A Second Case Study in "Hotness"
Introduction and Purpose
Last month we, the Scientific Community, brought you “A Case Study in Hotness” in which we examined the magazine photo shoots of two of today’s most dreamiest leading men. “More!” you cried. “Hit us with that steamy science!” (We’re paraphrasing. Obviously you guys would never say “steamy” outside of the sauna.) We rubbed our hands together with glee, donned our lab coats and goggles and perused the magazine racks for some tasty specimens. Our hopes were truly sky high because these editions would be for February. Valentine’s Day! L’amour! Imagine our shock and dismay, Junior Scientists, at the Condé Nasty surprise the glossies had in store for us. So with deep regret we present to you “A Case Study in ‘Hotness’” of the only two coverlads for February 2011.
Our hypothesis is the same as last time: “A side by side comparison of two radically different specimens of male beauty will yield concrete and empirical conclusions about aesthetics.” This time, however, one of those specimens was created the same year the film Speed was made, so we’re going to try to skirt any actual objectification as it is grossing the Scientific Community out.
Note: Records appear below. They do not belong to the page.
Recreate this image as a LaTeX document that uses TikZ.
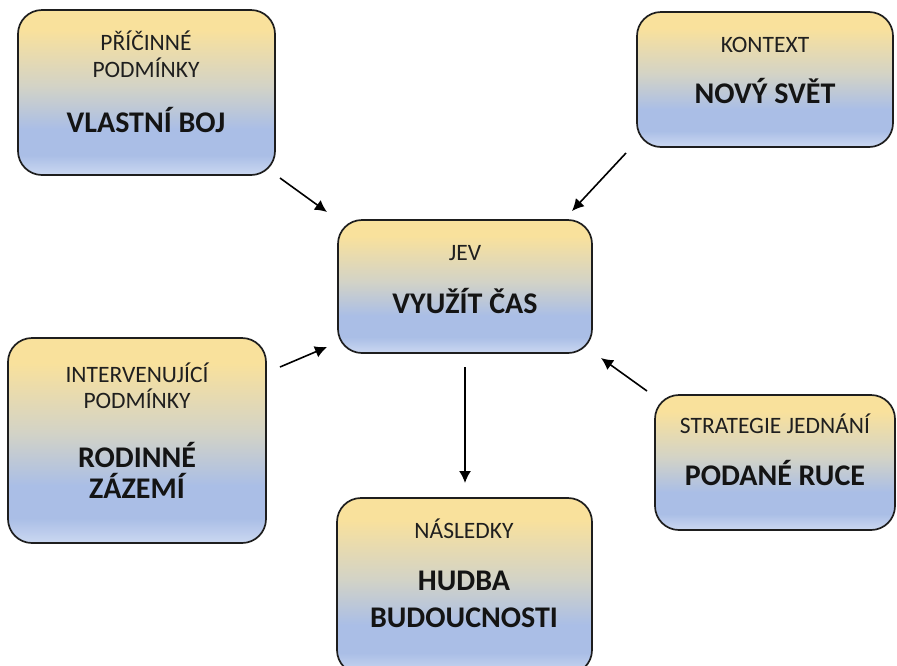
\documentclass[tikz,border=0pt]{standalone}
\usepackage{fontspec}
\setmainfont{Carlito}
\usetikzlibrary{arrows.meta}

\definecolor{fillTop}{HTML}{F9E19C}
\definecolor{fillMid}{HTML}{D3D3C6}
\definecolor{fillBlue}{HTML}{AABEE6}
\definecolor{fillBot}{HTML}{CBD8F1}
\definecolor{edge}{HTML}{1E1E1E}

% vertical gradient; the path spans 25bp (bottom) to 75bp (top)
\pgfdeclareverticalshading{boxfill}{100bp}{%
  color(0bp)=(fillBot); color(25bp)=(fillBot); color(31bp)=(fillBlue);
  color(39bp)=(fillBlue); color(52bp)=(fillMid); color(69bp)=(fillTop);
  color(75bp)=(fillTop); color(100bp)=(fillTop)}

\tikzset{
  card/.style={draw=edge, line width=1.7pt, rounded corners=24pt, shading=boxfill,
    inner sep=0pt},
  small/.style={font=\fontsize{23.5}{26}\selectfont, anchor=base, inner sep=0pt, text=black!88},
  big/.style={font=\fontsize{30}{33}\selectfont\bfseries, anchor=base, inner sep=0pt, text=black!92},
  flow/.style={-{Latex[length=12pt,width=12pt]}, line width=1.6pt, black}
}

\begin{document}
\begin{tikzpicture}[x=1pt,y=-1pt]
\useasboundingbox (0,0) rectangle (897,665);

% boxes
\node[card, minimum width=257pt, minimum height=165pt] (causal) at (146.5,92.5) {};
\node[card, minimum width=256pt, minimum height=135pt] (context) at (765,79.5) {};
\node[card, minimum width=254pt, minimum height=133pt] (phen) at (465,286.5) {};
\node[card, minimum width=258pt, minimum height=205pt] (interv) at (137,440.5) {};
\node[card, minimum width=240pt, minimum height=135pt] (strat) at (775,462.5) {};
\node[card, minimum width=255pt, minimum height=176pt] (conseq) at (464.5,586) {};

% texts
\node[small] (t1a) at (146,50) {PŘÍČINNÉ};
\node[small] (t1b) at (146,77) {PODMÍNKY};
\node[big]   (t1c) at (146,132) {VLASTNÍ BOJ};

\node[small] (t2a) at (765,52) {KONTEXT};
\node[big]   (t2b) at (765,103) {NOVÝ SVĚT};

\node[small] (t3a) at (465,260) {JEV};
\node[big]   (t3b) at (465,313) {VYUŽÍT ČAS};

\node[small] (t4a) at (137,382) {INTERVENUJÍCÍ};
\node[small] (t4b) at (137,408) {PODMÍNKY};
\node[big]   (t4c) at (137,467) {RODINNÉ};
\node[big]   (t4d) at (137,498) {ZÁZEMÍ};

\node[small] (t5a) at (775,433) {STRATEGIE JEDNÁNÍ};
\node[big]   (t5b) at (775,485) {PODANÉ RUCE};

\node[small] (t6a) at (464,538) {NÁSLEDKY};
\node[big]   (t6b) at (464,590) {HUDBA};
\node[big]   (t6c) at (464,627) {BUDOUCNOSTI};

% arrow end points
\coordinate (a1s) at (280,178);  \coordinate (a1e) at (327,212);
\coordinate (a2s) at (626,153);  \coordinate (a2e) at (572,211);
\coordinate (a3s) at (280,367);  \coordinate (a3e) at (327,347);
\coordinate (a4s) at (647,391);  \coordinate (a4e) at (601,358);
\coordinate (a5s) at (465,367);  \coordinate (a5e) at (465,483);

\draw[flow] (a1s) -- (a1e);
\draw[flow] (a2s) -- (a2e);
\draw[flow] (a3s) -- (a3e);
\draw[flow] (a4s) -- (a4e);
\draw[flow] (a5s) -- (a5e);
\end{tikzpicture}
\end{document}
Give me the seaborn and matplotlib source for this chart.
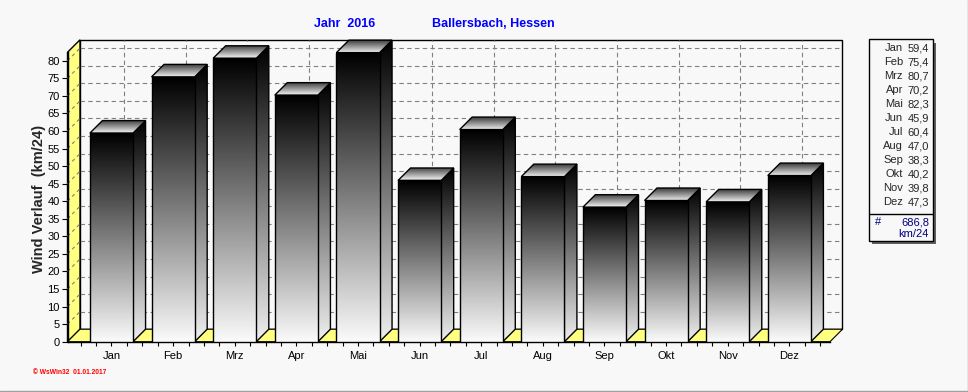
import numpy as np
import pandas as pd
import seaborn as sns
import matplotlib.pyplot as plt
from matplotlib.colors import LinearSegmentedColormap
from matplotlib.patches import Polygon, Rectangle
from matplotlib.lines import Line2D

# data
months = ['Jan', 'Feb', 'Mrz', 'Apr', 'Mai', 'Jun', 'Jul', 'Aug', 'Sep', 'Okt', 'Nov', 'Dez']
wind = [59.4, 75.4, 80.7, 70.2, 82.3, 45.9, 60.4, 47.0, 38.3, 40.2, 39.8, 47.3]
total = 686.8
unit = 'km/24'
year = 2016
station = 'Ballersbach, Hessen'
y_ticks = list(range(0, 85, 5))

W, H = 968, 392
BG = '#f8f8f8'
YELLOW = '#ffff80'
GRID = '#808080'


def fx(px):
    return px / W


def fy(py):
    return 1 - py / H


def comma(v):
    return f'{v:.1f}'.replace('.', ',')


sns.set_style('white')
plt.rcParams['font.family'] = ['Liberation Sans', 'DejaVu Sans']

fig = plt.figure(figsize=(W / 100, H / 100), dpi=100, facecolor=BG)

# front plane of the fake 3d box (pixel positions)
x_left, x_right = 67.5, 830
y_zero, y_top = 341.7, 52.3
xlim = (-0.714, 11.66)
ylim = (0, 82.4)
ax = fig.add_axes([fx(x_left), fy(y_zero), fx(x_right) - fx(x_left), fy(y_top) - fy(y_zero)])
ax.set_facecolor('none')

depth = 12.5
dx = depth * (xlim[1] - xlim[0]) / (x_right - x_left)
dy = depth * (ylim[1] - ylim[0]) / (y_zero - y_top)

df = pd.DataFrame({'Monat': months, 'Wind': wind})
sns.barplot(data=df, x='Monat', y='Wind', width=0.7, color='white',
            edgecolor='black', linewidth=1, errorbar=None, ax=ax)
bars = list(ax.patches)

# back wall + grid
bx0, bx1 = xlim[0] + dx, xlim[1] + dx
ax.add_patch(Rectangle((bx0, dy), bx1 - bx0, ylim[1], facecolor=BG, edgecolor='black',
                       lw=1, zorder=0.5, clip_on=False))
for v in y_ticks[1:]:
    ax.plot([bx0, bx1], [v + dy] * 2, color=GRID, lw=0.8, ls=(0, (4, 3)), zorder=1, clip_on=False)
for i in range(len(months)):
    ax.plot([i + dx] * 2, [dy, ylim[1] + dy], color=GRID, lw=0.8, ls=(0, (4, 3)), zorder=1, clip_on=False)

# yellow left wall and floor
ax.add_patch(Polygon([(xlim[0], 0), (xlim[0] + dx, dy), (xlim[0] + dx, ylim[1] + dy), (xlim[0], ylim[1])],
                     closed=True, facecolor=YELLOW, edgecolor='black', lw=1, zorder=2, clip_on=False))
for v in y_ticks[1:]:
    ax.plot([xlim[0], xlim[0] + dx], [v, v + dy], color=GRID, lw=0.8, ls=(0, (3, 3)), zorder=2.1, clip_on=False)
ax.add_patch(Polygon([(xlim[0], 0), (xlim[1], 0), (xlim[1] + dx, dy), (xlim[0] + dx, dy)],
                     closed=True, facecolor=YELLOW, edgecolor='black', lw=0.8, zorder=2, clip_on=False))

# gradient bars
front_cmap = LinearSegmentedColormap.from_list('front', ['#fbfbfb', '#000000'])
side_cmap = LinearSegmentedColormap.from_list('side', ['#f0f0f0', '#000000'])
top_cmap = LinearSegmentedColormap.from_list('top', ['#f4f4f4', '#3a3a3a'])
grad = np.linspace(0, 1, 256).reshape(-1, 1)


def shade(patch, extent, cmap, z):
    im = ax.imshow(grad, extent=extent, origin='lower', aspect='auto', cmap=cmap,
                   vmin=0, vmax=1, interpolation='bilinear', zorder=z)
    im.set_clip_path(patch)
    im.set_clip_box(fig.bbox)


for i, p in enumerate(bars):
    x0 = p.get_x()
    x1 = x0 + p.get_width()
    h = p.get_height()
    z = 3 + i * 0.1

    side = Polygon([(x1, 0), (x1 + dx, dy), (x1 + dx, h + dy), (x1, h)], closed=True,
                   facecolor='none', edgecolor='black', lw=1, zorder=z + 0.02, clip_on=False)
    ax.add_patch(side)
    shade(side, [x1, x1 + dx, 0, h + dy], side_cmap, z + 0.01)

    top = Polygon([(x0, h), (x1, h), (x1 + dx, h + dy), (x0 + dx, h + dy)], closed=True,
                  facecolor='none', edgecolor='black', lw=1, zorder=z + 0.04, clip_on=False)
    ax.add_patch(top)
    shade(top, [x0, x1 + dx, h, h + dy], top_cmap, z + 0.03)

    p.set_facecolor('none')
    p.set_zorder(z + 0.06)
    shade(p, [x0, x1, 0, h], front_cmap, z + 0.05)

# axes
ax.set_xlim(xlim)
ax.set_ylim(ylim)
ax.set_yticks(y_ticks)
ax.set_xticks(range(len(months)), months)
ax.set_xticks(np.arange(-0.5, 11.75, 0.25), minor=True)
ax.set_xlabel('')
ax.set_ylabel('')
ax.tick_params(axis='y', left=True, length=4, width=0.8, pad=1.5, labelsize=8, colors='black')
ax.tick_params(axis='x', which='both', bottom=True, length=3, width=0.8, pad=4, labelsize=8, colors='black')
for s in ['top', 'right']:
    ax.spines[s].set_visible(False)
for s in ['left', 'bottom']:
    ax.spines[s].set_color('black')
    ax.spines[s].set_linewidth(1)

# texts
fig.text(fx(345), fy(24), f'Jahr  {year}', ha='center', va='center', color='#0000ff', weight='bold', size=9)
fig.text(fx(493), fy(24), station, ha='center', va='center', color='#0000ff', weight='bold', size=9)
fig.text(fx(39.5), fy(199), f'Wind Verlauf  ({unit})', rotation=90, ha='center', va='center',
         weight='bold', size=10.5)
fig.text(fx(33), fy(372), '\u00a9 WsWin32  01.01.2017', color='#ff0000', size=4.8, weight='bold', va='center')

# value box on the right
fig.add_artist(Rectangle((fx(872), fy(244)), fx(936) - fx(872), fy(43) - fy(244),
                         transform=fig.transFigure, facecolor='#606060', edgecolor='none'))
fig.add_artist(Rectangle((fx(869), fy(241)), fx(933) - fx(869), fy(39) - fy(241),
                         transform=fig.transFigure, facecolor=BG, edgecolor='black', lw=1))
fig.add_artist(Line2D([fx(869), fx(933)], [fy(214)] * 2, transform=fig.transFigure, color='black', lw=1))
for i, (m, v) in enumerate(zip(months, wind)):
    y = fy(48.3 + 14 * i)
    fig.text(fx(903), y, m, ha='right', va='center', size=8)
    fig.text(fx(929), y, comma(v), ha='right', va='center', size=8)
fig.text(fx(878), fy(222.5), '#', ha='center', va='center', size=8, color='#000080')
fig.text(fx(929), fy(222.5), comma(total), ha='right', va='center', size=8, color='#000080')
fig.text(fx(929), fy(234), unit, ha='right', va='center', size=8, color='#000080')

# image border
fig.add_artist(Line2D([fx(967.5)] * 2, [0, 1], transform=fig.transFigure, color='#a0a0a0', lw=1))
fig.add_artist(Line2D([0, 1], [fy(391)] * 2, transform=fig.transFigure, color='#a0a0a0', lw=1))

fig.savefig('out.png', dpi=100, facecolor=BG)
1. The February 2011 copy of “Vanity Fair” featuring Justin “The Haircut” Bieber
2. The February 2011 copy of “Details” featuring Andrew “The Hairstyle” Garfield
In Fig. 1 our first specimen, young master Bieber, causer of fevers, beams at you blandly while he and his neckwear are rather violently accosted. Either “Vanity Fair” has a series of lipmark rubber stamps, or some unfortunate intern was made to wear a spectrum of lipstick shades (from “Underage Orange” to “This Makes Me Very Uncomfortable Magenta”) and rain kisses upon Young Master Bieber from shoulder to chin. We in the Scientific Community would like to express our genuine concern for Young Master Bieber’s right eyebrow which appears to have been prematurely lopped off, lest it compete with the amber waves of grain that are his meticulously constructed bangs.
In Fig. 2, the comparatively aged Mr. Garfield, tie unmolested by clutching females, attempts to…scratch his chin? Hide a hickey? Show off his unusual jacket cuff patch? Regardless, Mr. Garfield need not wrinkle his forehead but should be content in the knowledge that his eyebrows will remain unlopped as they are in no way competing with the magnificent upswept crest that are his bangs.
What Mr. Garfield loses in coat-and-tie respectability in Fig. 3, he gains in plenty o’ hipster points (“plenty o’” is a highly technical unit of measurement). The Scientific Community awards Mr. Garfield these points based on a) the palpable Eau de American Apparel Ad 2) the deft execution of the meta photograph and iii) the twee and whimsical ye olde timey polaroid camera. Please make note in your lab books, Junior Scientists, that the bang waves are still cresting. May they never break.
Upon examining Fig. 4, the Scientific Community breathes a huge sigh of relief for the fate of Young Master Bieber’s right eyebrow. Much like the noble earthworm, the Bieber Brow, when bise-WAIT A SECOND. BUBBLES? BUBBLES?!?! ARE YOU KIDDING US? YOU WENT WITH BUBBLES? Well that’s it, “Vanity Fair,” you’ve broken science. We hope you’re happy now.
In conclusion we, the Scientific Community, would like to hear no further complaints about the slim-hipped Mr. Garfield as your new Peter Parker/Spiderman. We are confident that if you think about it, Junior Scientists, things could be far, far worse.
Joanna Robinson spared you the one where the kid is nearly shirtless and the one where he’s being molested by the United Colors of Handsetton. You’re welcome.